▶ Your objective
Below is some material; transcribe all of it exactly.

Begin

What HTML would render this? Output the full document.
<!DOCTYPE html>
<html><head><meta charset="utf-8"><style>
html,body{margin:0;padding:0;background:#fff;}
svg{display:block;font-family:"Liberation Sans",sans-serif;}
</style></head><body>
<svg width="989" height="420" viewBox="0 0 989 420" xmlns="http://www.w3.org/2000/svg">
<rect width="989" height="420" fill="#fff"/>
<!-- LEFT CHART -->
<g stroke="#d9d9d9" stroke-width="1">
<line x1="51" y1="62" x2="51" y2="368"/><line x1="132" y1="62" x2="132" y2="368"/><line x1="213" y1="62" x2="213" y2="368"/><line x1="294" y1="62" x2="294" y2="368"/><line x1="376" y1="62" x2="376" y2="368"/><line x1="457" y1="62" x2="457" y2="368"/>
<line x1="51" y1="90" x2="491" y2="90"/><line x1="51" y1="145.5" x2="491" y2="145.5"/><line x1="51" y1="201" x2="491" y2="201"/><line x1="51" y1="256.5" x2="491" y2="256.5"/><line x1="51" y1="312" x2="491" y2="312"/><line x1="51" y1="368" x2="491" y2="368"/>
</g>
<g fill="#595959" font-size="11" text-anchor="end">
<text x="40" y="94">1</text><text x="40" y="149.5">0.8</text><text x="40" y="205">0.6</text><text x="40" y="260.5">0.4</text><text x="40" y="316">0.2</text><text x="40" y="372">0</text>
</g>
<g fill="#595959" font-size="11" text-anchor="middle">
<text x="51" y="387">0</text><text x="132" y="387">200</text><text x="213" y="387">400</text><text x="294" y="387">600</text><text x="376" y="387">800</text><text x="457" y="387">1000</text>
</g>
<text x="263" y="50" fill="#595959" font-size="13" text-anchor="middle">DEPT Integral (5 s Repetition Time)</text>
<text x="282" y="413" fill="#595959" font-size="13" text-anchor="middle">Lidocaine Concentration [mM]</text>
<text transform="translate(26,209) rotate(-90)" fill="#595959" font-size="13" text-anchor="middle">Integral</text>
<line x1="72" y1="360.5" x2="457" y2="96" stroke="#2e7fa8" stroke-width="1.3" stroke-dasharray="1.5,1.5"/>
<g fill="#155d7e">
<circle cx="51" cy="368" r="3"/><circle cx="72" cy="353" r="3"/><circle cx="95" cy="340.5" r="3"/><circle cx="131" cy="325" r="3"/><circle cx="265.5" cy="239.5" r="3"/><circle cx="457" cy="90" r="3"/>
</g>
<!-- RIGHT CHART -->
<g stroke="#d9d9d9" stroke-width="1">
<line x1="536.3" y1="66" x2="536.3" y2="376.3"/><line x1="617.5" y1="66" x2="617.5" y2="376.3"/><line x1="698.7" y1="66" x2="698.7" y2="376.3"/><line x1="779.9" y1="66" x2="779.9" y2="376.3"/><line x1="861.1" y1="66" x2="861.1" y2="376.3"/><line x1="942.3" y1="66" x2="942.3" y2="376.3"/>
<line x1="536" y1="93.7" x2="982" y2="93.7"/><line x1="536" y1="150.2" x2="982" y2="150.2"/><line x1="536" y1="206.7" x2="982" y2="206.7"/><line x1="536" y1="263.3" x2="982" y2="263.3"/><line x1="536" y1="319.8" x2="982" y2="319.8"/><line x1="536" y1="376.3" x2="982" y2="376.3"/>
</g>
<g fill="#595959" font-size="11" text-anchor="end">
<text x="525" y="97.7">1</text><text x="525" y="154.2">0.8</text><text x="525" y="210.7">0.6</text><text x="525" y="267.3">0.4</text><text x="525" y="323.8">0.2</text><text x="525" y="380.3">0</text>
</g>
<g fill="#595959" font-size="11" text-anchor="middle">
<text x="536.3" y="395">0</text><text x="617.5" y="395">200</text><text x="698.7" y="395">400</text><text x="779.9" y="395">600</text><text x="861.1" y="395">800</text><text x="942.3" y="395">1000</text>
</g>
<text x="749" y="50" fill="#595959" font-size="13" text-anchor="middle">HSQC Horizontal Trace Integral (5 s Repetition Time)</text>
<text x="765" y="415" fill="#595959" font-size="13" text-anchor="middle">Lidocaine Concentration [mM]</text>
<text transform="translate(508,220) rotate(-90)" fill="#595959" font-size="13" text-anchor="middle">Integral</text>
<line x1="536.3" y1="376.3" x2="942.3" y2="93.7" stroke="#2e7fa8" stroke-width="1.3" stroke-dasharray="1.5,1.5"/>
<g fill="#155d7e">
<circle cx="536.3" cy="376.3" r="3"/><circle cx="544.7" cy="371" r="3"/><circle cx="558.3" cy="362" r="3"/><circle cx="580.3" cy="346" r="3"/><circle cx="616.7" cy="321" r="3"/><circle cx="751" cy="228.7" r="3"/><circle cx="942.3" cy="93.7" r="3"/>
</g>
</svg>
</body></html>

End

▶ The response
What HTML would render this? Output the full document.
<!DOCTYPE html>
<html><head><meta charset="utf-8"><style>
html,body{margin:0;padding:0;background:#fff;}
svg{display:block;font-family:"Liberation Sans",sans-serif;}
</style></head><body>
<svg width="989" height="420" viewBox="0 0 989 420" xmlns="http://www.w3.org/2000/svg">
<rect width="989" height="420" fill="#fff"/>
<!-- LEFT CHART -->
<g stroke="#d9d9d9" stroke-width="1">
<line x1="51" y1="62" x2="51" y2="368"/><line x1="132" y1="62" x2="132" y2="368"/><line x1="213" y1="62" x2="213" y2="368"/><line x1="294" y1="62" x2="294" y2="368"/><line x1="376" y1="62" x2="376" y2="368"/><line x1="457" y1="62" x2="457" y2="368"/>
<line x1="51" y1="90" x2="491" y2="90"/><line x1="51" y1="145.5" x2="491" y2="145.5"/><line x1="51" y1="201" x2="491" y2="201"/><line x1="51" y1="256.5" x2="491" y2="256.5"/><line x1="51" y1="312" x2="491" y2="312"/><line x1="51" y1="368" x2="491" y2="368"/>
</g>
<g fill="#595959" font-size="11" text-anchor="end">
<text x="40" y="94">1</text><text x="40" y="149.5">0.8</text><text x="40" y="205">0.6</text><text x="40" y="260.5">0.4</text><text x="40" y="316">0.2</text><text x="40" y="372">0</text>
</g>
<g fill="#595959" font-size="11" text-anchor="middle">
<text x="51" y="387">0</text><text x="132" y="387">200</text><text x="213" y="387">400</text><text x="294" y="387">600</text><text x="376" y="387">800</text><text x="457" y="387">1000</text>
</g>
<text x="263" y="50" fill="#595959" font-size="13" text-anchor="middle">DEPT Integral (5 s Repetition Time)</text>
<text x="282" y="413" fill="#595959" font-size="13" text-anchor="middle">Lidocaine Concentration [mM]</text>
<text transform="translate(26,209) rotate(-90)" fill="#595959" font-size="13" text-anchor="middle">Integral</text>
<line x1="72" y1="360.5" x2="457" y2="96" stroke="#2e7fa8" stroke-width="1.3" stroke-dasharray="1.5,1.5"/>
<g fill="#155d7e">
<circle cx="51" cy="368" r="3"/><circle cx="72" cy="353" r="3"/><circle cx="95" cy="340.5" r="3"/><circle cx="131" cy="325" r="3"/><circle cx="265.5" cy="239.5" r="3"/><circle cx="457" cy="90" r="3"/>
</g>
<!-- RIGHT CHART -->
<g stroke="#d9d9d9" stroke-width="1">
<line x1="536.3" y1="66" x2="536.3" y2="376.3"/><line x1="617.5" y1="66" x2="617.5" y2="376.3"/><line x1="698.7" y1="66" x2="698.7" y2="376.3"/><line x1="779.9" y1="66" x2="779.9" y2="376.3"/><line x1="861.1" y1="66" x2="861.1" y2="376.3"/><line x1="942.3" y1="66" x2="942.3" y2="376.3"/>
<line x1="536" y1="93.7" x2="982" y2="93.7"/><line x1="536" y1="150.2" x2="982" y2="150.2"/><line x1="536" y1="206.7" x2="982" y2="206.7"/><line x1="536" y1="263.3" x2="982" y2="263.3"/><line x1="536" y1="319.8" x2="982" y2="319.8"/><line x1="536" y1="376.3" x2="982" y2="376.3"/>
</g>
<g fill="#595959" font-size="11" text-anchor="end">
<text x="525" y="97.7">1</text><text x="525" y="154.2">0.8</text><text x="525" y="210.7">0.6</text><text x="525" y="267.3">0.4</text><text x="525" y="323.8">0.2</text><text x="525" y="380.3">0</text>
</g>
<g fill="#595959" font-size="11" text-anchor="middle">
<text x="536.3" y="395">0</text><text x="617.5" y="395">200</text><text x="698.7" y="395">400</text><text x="779.9" y="395">600</text><text x="861.1" y="395">800</text><text x="942.3" y="395">1000</text>
</g>
<text x="749" y="50" fill="#595959" font-size="13" text-anchor="middle">HSQC Horizontal Trace Integral (5 s Repetition Time)</text>
<text x="765" y="415" fill="#595959" font-size="13" text-anchor="middle">Lidocaine Concentration [mM]</text>
<text transform="translate(508,220) rotate(-90)" fill="#595959" font-size="13" text-anchor="middle">Integral</text>
<line x1="536.3" y1="376.3" x2="942.3" y2="93.7" stroke="#2e7fa8" stroke-width="1.3" stroke-dasharray="1.5,1.5"/>
<g fill="#155d7e">
<circle cx="536.3" cy="376.3" r="3"/><circle cx="544.7" cy="371" r="3"/><circle cx="558.3" cy="362" r="3"/><circle cx="580.3" cy="346" r="3"/><circle cx="616.7" cy="321" r="3"/><circle cx="751" cy="228.7" r="3"/><circle cx="942.3" cy="93.7" r="3"/>
</g>
</svg>
</body></html>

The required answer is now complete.